Climate change has exacerbated water stress and water-related disasters, necessitating more precise runoff simulations. However, in the majority of global regions, a deficiency of runoff data constitutes a significant constraint on modeling endeavors. Traditional distributed hydrological models and regionalization approaches have shown suboptimal performance. While current data-driven models trained on large datasets excel in spatial extrapolation, the direct applicability of these models in certain regions with unique hydrological processes may be challenging due to the limited representativeness within the training dataset. Furthermore, transfer learning deep learning models pre-trained on large datasets still necessitate local data for retraining, thereby constraining their applicability. To address these challenges, we present a physics-informed deep learning model based on a distributed framework.
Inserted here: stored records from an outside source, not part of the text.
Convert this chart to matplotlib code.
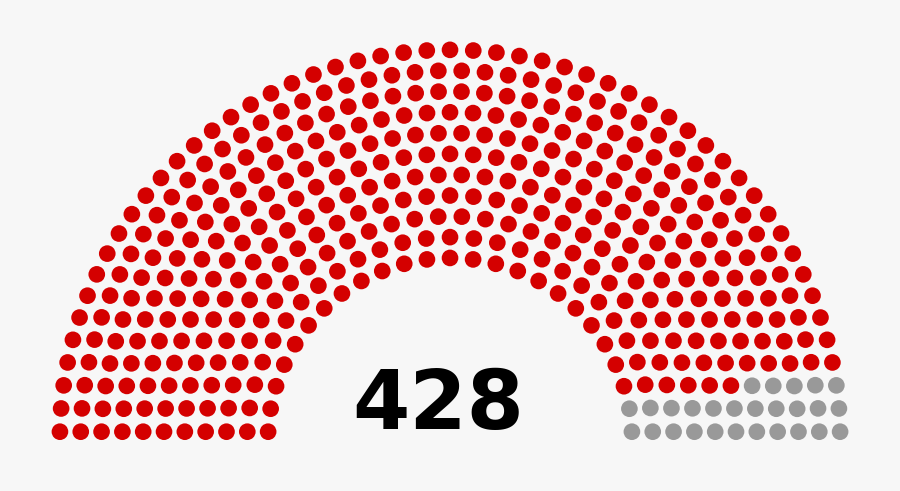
import math
import matplotlib
matplotlib.use("Agg")
import matplotlib.pyplot as plt
from matplotlib.patches import Circle

# data
parties = ['Majority', 'Other']
seats = [401, 27]
colors = ['#d40000', '#999999']
total = sum(seats)

# seats needed for each row count (parliament diagram layout)
totals = [3, 15, 33, 61, 95, 138, 189, 247, 313, 388, 469, 559, 655, 762, 876, 997]

rows = next(i + 1 for i, t in enumerate(totals) if t >= total)
radius = 0.4 / rows

poslist = []
for i in range(1, rows):
    J = int(float(total) / totals[rows - 1] * math.pi / (2 * math.asin(2.0 / (3.0 * rows + 4.0 * i - 2.0))))
    R = (3.0 * rows + 4.0 * i - 2.0) / (4.0 * rows)
    for j in range(J):
        a = j * (math.pi - 2.0 * math.sin(radius / R)) / (J - 1.0) + math.sin(radius / R)
        poslist.append((a, R * math.cos(a) + 1.75, R * math.sin(a)))
J = total - len(poslist)
R = (7.0 * rows - 2.0) / (4.0 * rows)
for j in range(J):
    a = j * (math.pi - 2.0 * math.sin(radius / R)) / (J - 1.0) + math.sin(radius / R)
    poslist.append((a, R * math.cos(a) + 1.75, R * math.sin(a)))
poslist.sort(reverse=True)

# svg units -> picture
s, ox, oy = 2.289, 38, 28
W, H = 900, 491

fig = plt.figure(figsize=(9, 4.91), dpi=100, facecolor='#f7f7f7')
ax = fig.add_axes([0, 0, 1, 1])
ax.set_facecolor('#f7f7f7')
ax.set_xlim(-ox / s, (W - ox) / s)
ax.set_ylim((H - oy) / s, -oy / s)
ax.axis('off')

k = 0
for n, c in zip(seats, colors):
    for _ in range(n):
        _, x, y = poslist[k]
        ax.add_patch(Circle((x * 100 + 5, 100 * (1.75 - y) + 5), radius * 100, color=c, lw=0))
        k += 1

ax.text(175, 175, str(total), ha='center', va='baseline', fontsize=36 * s * 0.72,
        fontweight='bold', family='DejaVu Sans')

fig.savefig('out.png', dpi=100, facecolor='#f7f7f7')
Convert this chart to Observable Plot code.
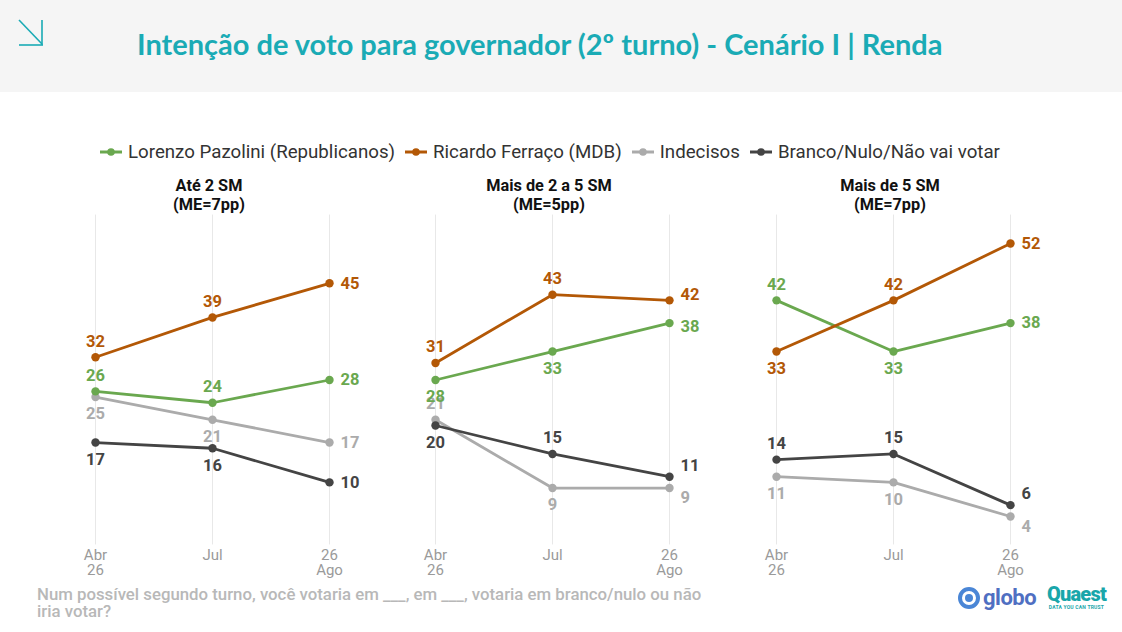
<!DOCTYPE html>
<html><head><meta charset="utf-8">
<script src="https://cdn.jsdelivr.net/npm/d3@7"></script>
<script src="https://cdn.jsdelivr.net/npm/@observablehq/plot@0.6"></script>
<style>
body{margin:0;width:1122px;height:632px;background:#fff;position:relative;overflow:hidden;font-family:Roboto,sans-serif;}
#header{position:absolute;left:0;top:0;width:1122px;height:92px;background:#f5f5f5;}
#title{position:absolute;left:137px;top:26px;font:700 29px Lato,sans-serif;color:#1aabb5;white-space:nowrap;line-height:36px;}
#arrow{position:absolute;left:16px;top:17px;}
#legend{position:absolute;left:100px;top:141px;display:flex;align-items:center;font:400 18.7px Roboto,sans-serif;color:#333;white-space:nowrap;line-height:22px;}
#legend .item{display:flex;align-items:center;margin-right:10px;}
#legend svg{margin-right:6px;}
.ptitle{position:absolute;width:240px;text-align:center;top:176px;font:700 16.3px Roboto,sans-serif;line-height:19px;color:#111;}
.panel{position:absolute;top:200px;}
#footer{position:absolute;left:37px;top:586px;width:672px;font:500 16.8px Roboto,sans-serif;color:#b8b8b8;line-height:17px;}
#globo{position:absolute;left:958px;top:586px;display:flex;align-items:center;}
#globo .ring{width:14px;height:14px;border:4px solid #4a86d6;border-radius:50%;display:flex;align-items:center;justify-content:center;margin-right:3px;}
#globo .ring div{width:8px;height:8px;border-radius:50%;background:#4a86d6;}
#globo span{font:700 22px Roboto,sans-serif;color:#4f6fc2;letter-spacing:-0.5px;line-height:24px;}
#quaest{position:absolute;left:1047px;top:584px;text-align:center;color:#19a6aa;}
#quaest .q{font:900 20px Roboto,sans-serif;letter-spacing:-0.8px;line-height:20px;}
#quaest .t{font:700 5px Roboto,sans-serif;line-height:6px;letter-spacing:0.2px;}
</style></head>
<body>
<div id="header">
  <svg id="arrow" width="32" height="32"><g stroke="#1aabb5" stroke-width="1.6" fill="none"><line x1="3" y1="3" x2="26" y2="27"/><line x1="26" y1="3" x2="26" y2="28"/><line x1="3" y1="28" x2="27" y2="28"/></g></svg>
  <div id="title">Intenção de voto para governador (2º turno) - Cenário I | Renda</div>
</div>
<div id="legend"></div>
<div id="panels"></div>
<div id="footer">Num possível segundo turno, você votaria em ___, em ___, votaria em branco/nulo ou não iria votar?</div>
<div id="globo"><div class="ring"><div></div></div><span>globo</span></div>
<div id="quaest"><div class="q">Quaest</div><div class="t">DATA YOU CAN TRUST</div></div>
<script>
// ---- data ----
const periods = ["Abr 26", "Jul", "26 Ago"];
const tickLabels = ["Abr\n26", "Jul", "26\nAgo"];
const groups = ["Até 2 SM", "Mais de 2 a 5 SM", "Mais de 5 SM"];
const errorMargins = ["(ME=7pp)", "(ME=5pp)", "(ME=7pp)"];
const series = ["Lorenzo Pazolini (Republicanos)", "Ricardo Ferraço (MDB)", "Indecisos", "Branco/Nulo/Não vai votar"];
const pazolini = [[26, 24, 28], [28, 33, 38], [42, 33, 38]];
const ferraco = [[32, 39, 45], [31, 43, 42], [33, 42, 52]];
const indecisos = [[25, 21, 17], [21, 9, 9], [11, 10, 4]];
const branco = [[17, 16, 10], [20, 15, 11], [14, 15, 6]];

// ---- style ----
const colors = ["#6aa84f", "#b35806", "#ababab", "#444444"];
// label placement per series/group/period: a=above, b=below, r=right (with nudges)
const placePazolini = [["a","a","r"], ["b","b","rd"], ["a","b","r"]];
const placeFerraco = [["a","a","r"], ["a","a","ru"], ["b","a","r"]];
const placeIndecisos = [["b","b","r"], ["a","b","rd2"], ["b","b","rd2"]];
const placeBranco = [["b","b","r"], ["b","a","ru2"], ["a","a","ru2"]];
const placements = {
  a: {dx: 0, dy: -16, textAnchor: "middle"},
  b: {dx: 0, dy: 17, textAnchor: "middle"},
  r: {dx: 11, dy: 0, textAnchor: "start"},
  ru: {dx: 11, dy: -6, textAnchor: "start"},
  rd: {dx: 11, dy: 4, textAnchor: "start"},
  ru2: {dx: 11, dy: -11, textAnchor: "start"},
  rd2: {dx: 11, dy: 10, textAnchor: "start"}
};
const panelLeft = [35, 375, 716];

// ---- legend ----
const legend = document.getElementById("legend");
series.forEach((s, i) => {
  const it = document.createElement("div");
  it.className = "item";
  it.innerHTML = `<svg width="22" height="12"><line x1="0" y1="6" x2="22" y2="6" stroke="${colors[i]}" stroke-width="3"/><circle cx="11" cy="6" r="3.8" fill="${colors[i]}"/></svg><span>${s}</span>`;
  legend.appendChild(it);
});

// ---- build table ----
const valueSets = [indecisos, branco, pazolini, ferraco];
const placeSets = [placeIndecisos, placeBranco, placePazolini, placeFerraco];
const seriesIdx = [2, 3, 0, 1];
const panels = document.getElementById("panels");

groups.forEach((g, gi) => {
  const rows = [];
  valueSets.forEach((vs, k) => {
    vs[gi].forEach((v, pi) => {
      rows.push({series: series[seriesIdx[k]], period: periods[pi], value: v, pos: placeSets[k][gi][pi]});
    });
  });
  const labelMarks = Object.entries(placements).map(([key, p]) =>
    Plot.text(rows.filter(d => d.pos === key), {
      x: "period", y: "value", text: d => String(d.value), fill: "series",
      dx: p.dx, dy: p.dy, textAnchor: p.textAnchor, lineAnchor: "middle",
      fontSize: 16.5, fontWeight: 700
    })
  );
  const chart = Plot.plot({
    width: 340, height: 390,
    marginLeft: 60, marginRight: 46, marginTop: 14.56, marginBottom: 45.56,
    style: {fontFamily: "Roboto, sans-serif", color: "#9a9a9a", background: "transparent", overflow: "visible"},
    x: {type: "point", domain: periods, padding: 0, axis: null},
    y: {domain: [-1, 57], axis: null},
    color: {domain: series, range: colors},
    marks: [
      Plot.ruleX(periods, {x: d => d, stroke: "#e8e8e8", strokeWidth: 1}),
      Plot.axisX({tickSize: 0, tickPadding: 4, label: null, fontSize: 15, lineHeight: 1.0,
                  fill: "#9a9a9a", tickFormat: d => tickLabels[periods.indexOf(d)]}),
      Plot.line(rows, {x: "period", y: "value", z: "series", stroke: "series", strokeWidth: 2.8}),
      Plot.dot(rows, {x: "period", y: "value", fill: "series", r: 4.2}),
      ...labelMarks
    ]
  });
  chart.classList.add("panel");
  chart.style.left = panelLeft[gi] + "px";
  chart.style.position = "absolute";
  chart.style.top = "200px";
  panels.appendChild(chart);

  const t = document.createElement("div");
  t.className = "ptitle";
  t.style.left = (panelLeft[gi] + 60 + 117 - 3 - 120) + "px";
  t.innerHTML = g + "<br>" + errorMargins[gi];
  document.body.appendChild(t);
});
</script>
</body></html>
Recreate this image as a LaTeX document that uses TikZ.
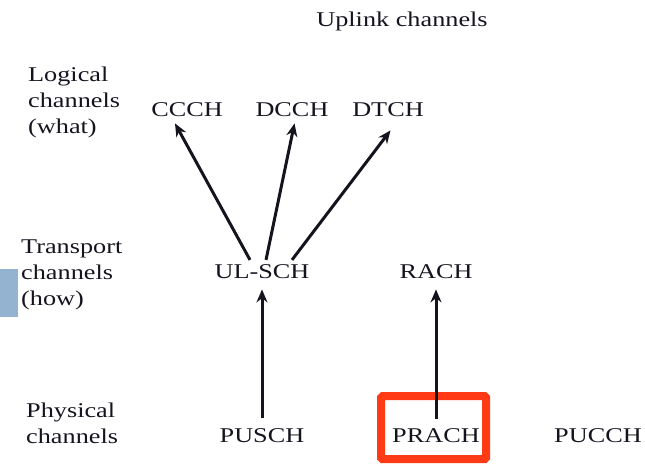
\documentclass[tikz,border=0pt]{standalone}
\usepackage{fontspec}
\setmainfont[FakeStretch=1.25]{Liberation Serif}
\usetikzlibrary{arrows.meta,calc}
\definecolor{boxred}{RGB}{255,58,20}
\definecolor{tabblue}{RGB}{147,179,208}
\definecolor{inkc}{RGB}{20,20,30}
\begin{document}
\begin{tikzpicture}[x=1pt,y=-1pt,
  every node/.style={font=\fontsize{21}{26}\selectfont, inner sep=0pt, text=inkc},
  lbl/.style={anchor=base},
  side/.style={anchor=base west, align=left},
  arr/.style={draw=inkc, line width=3pt, -{Stealth[length=13pt,width=11pt]}},
  hibox/.style={draw=boxred, line width=8pt, rounded corners=1.5pt}]
\path[use as bounding box] (0,0) rectangle (645,468);
\fill[tabblue] (0,269) rectangle (18,317);
\node[lbl] (title) at (402,27) {Uplink channels};
\node[side] (logical) at (28,134) {Logical\\channels\\(what)};
\node[side] (transport) at (21,305) {Transport\\channels\\(how)};
\node[side] (physical) at (26,443) {Physical\\channels};
\node[lbl] (ccch) at (187,117) {CCCH};
\node[lbl] (dcch) at (292,117) {DCCH};
\node[lbl] (dtch) at (388,117) {DTCH};
\node[lbl] (ulsch) at (262,278) {UL-SCH};
\node[lbl] (rach) at (436,278) {RACH};
\node[lbl] (pusch) at (262,442) {PUSCH};
\node[lbl] (prach) at (436,442) {PRACH};
\node[lbl] (pucch) at (598,442) {PUCCH};
\draw[hibox] ($(prach.center)+(-55,-39)$) rectangle ($(prach.center)+(50,24)$);
\draw[arr] ($(ulsch.north)+(-12,-4)$) -- ($(ccch.south)+(-12,6)$);
\draw[arr] ($(ulsch.north)+(4,-4)$) -- ($(dcch.south)+(2.5,6)$);
\draw[arr] ($(ulsch.north)+(30,-4)$) -- ($(dtch.south)+(2.5,13)$);
\draw[arr] ($(pusch.north)+(0,-10)$) -- ($(ulsch.south)+(0,11)$);
\draw[arr] ($(prach.north)+(0,-9)$) -- ($(rach.south)+(0,11)$);
\end{tikzpicture}
\end{document}
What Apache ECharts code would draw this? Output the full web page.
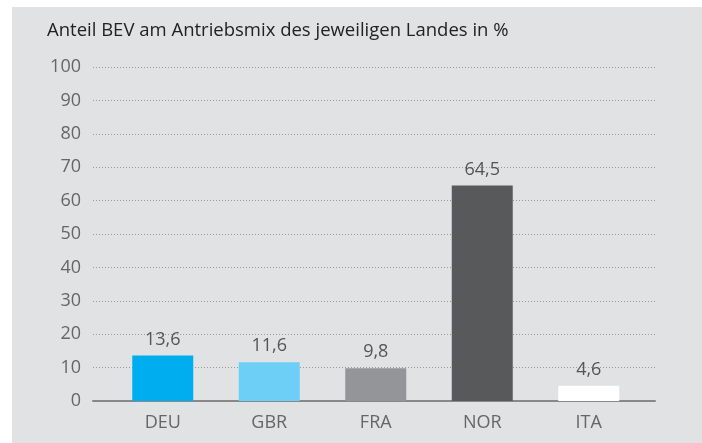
<!DOCTYPE html>
<html>
<head>
<meta charset="utf-8">
<script src="https://cdn.jsdelivr.net/npm/echarts@6/dist/echarts.min.js"></script>
<style>
  html, body { margin: 0; padding: 0; background: #fff; }
  #chart { position: absolute; left: 12px; top: 7px; width: 690px; height: 436px; }
</style>
</head>
<body>
<div id="chart"></div>
<script>
const categories = ['DEU', 'GBR', 'FRA', 'NOR', 'ITA']
const values = [13.6, 11.6, 9.8, 64.5, 4.6]
const barColors = ['#00aeef', '#6dcff6', '#939598', '#58595b', '#ffffff']
const yTicks = [0, 10, 20, 30, 40, 50, 60, 70, 80, 90, 100]

const chart = echarts.init(document.getElementById('chart'))
const font = '"Open Sans", "Noto Sans", sans-serif'

chart.setOption({
  backgroundColor: '#e1e2e4',
  animation: false,
  textStyle: { fontFamily: font },
  title: {
    text: 'Anteil BEV am Antriebsmix des jeweiligen Landes in %',
    left: 30,
    top: 9,
    textStyle: { fontSize: 18.5, fontWeight: 'normal', color: '#222', fontFamily: font }
  },
  grid: [
    { left: 81, right: 47, top: 60, bottom: 42 },
    { left: 97.5, right: 60, top: 60, bottom: 42 }
  ],
  xAxis: [
    {
      gridIndex: 0,
      type: 'category',
      data: categories,
      axisLine: { show: true, lineStyle: { color: '#888', width: 2 } },
      axisTick: { show: false },
      axisLabel: { show: false }
    },
    {
      gridIndex: 1,
      type: 'category',
      data: categories,
      axisLine: { show: false },
      axisTick: { show: false },
      axisLabel: { color: '#666', fontSize: 18, margin: 13, fontFamily: font }
    }
  ],
  yAxis: [
    {
      gridIndex: 0,
      type: 'value',
      min: yTicks[0],
      max: yTicks[yTicks.length - 1],
      interval: 10,
      axisLine: { show: false },
      axisTick: { show: false },
      axisLabel: { color: '#666', fontSize: 18, margin: 12, fontFamily: font },
      splitLine: { lineStyle: { color: '#999', type: [1, 2], width: 1 } }
    },
    {
      gridIndex: 1,
      type: 'value',
      min: yTicks[0],
      max: yTicks[yTicks.length - 1],
      interval: 10,
      show: false
    }
  ],
  series: [
    {
      type: 'bar',
      xAxisIndex: 1,
      yAxisIndex: 1,
      barWidth: 61,
      data: values.map((v, i) => ({ value: v, itemStyle: { color: barColors[i] } })),
      label: {
        show: true,
        position: 'top',
        distance: 7,
        color: '#555',
        fontSize: 18,
        fontFamily: font,
        formatter: p => String(p.value).replace('.', ',')
      }
    }
  ]
})
</script>
</body>
</html>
It involves spatial discretization and the establishment of differentiable hydrological models for discrete sub-basins, coupled with a differentiable Muskingum method for channel routing. By introducing upstream-downstream relationships, model errors in sub-basins propagate through the river network to the watershed outlet, enabling the optimization using limited downstream runoff data, thereby achieving spatial simulation of ungauged internal sub-basins. The model, when trained solely on the downstream-most station, outperforms the distributed hydrological model in runoff simulation at both the training station and upstream stations, as well as evapotranspiration spatial patterns. Compared to transfer learning, our model requires less training data, yet achieves higher precision in simulating runoff on spatially hold-out stations and provides more accurate estimates of spatial evapotranspiration. Consequently, this model offers a novel approach to hydrological simulation in data-scarce regions with unique processes.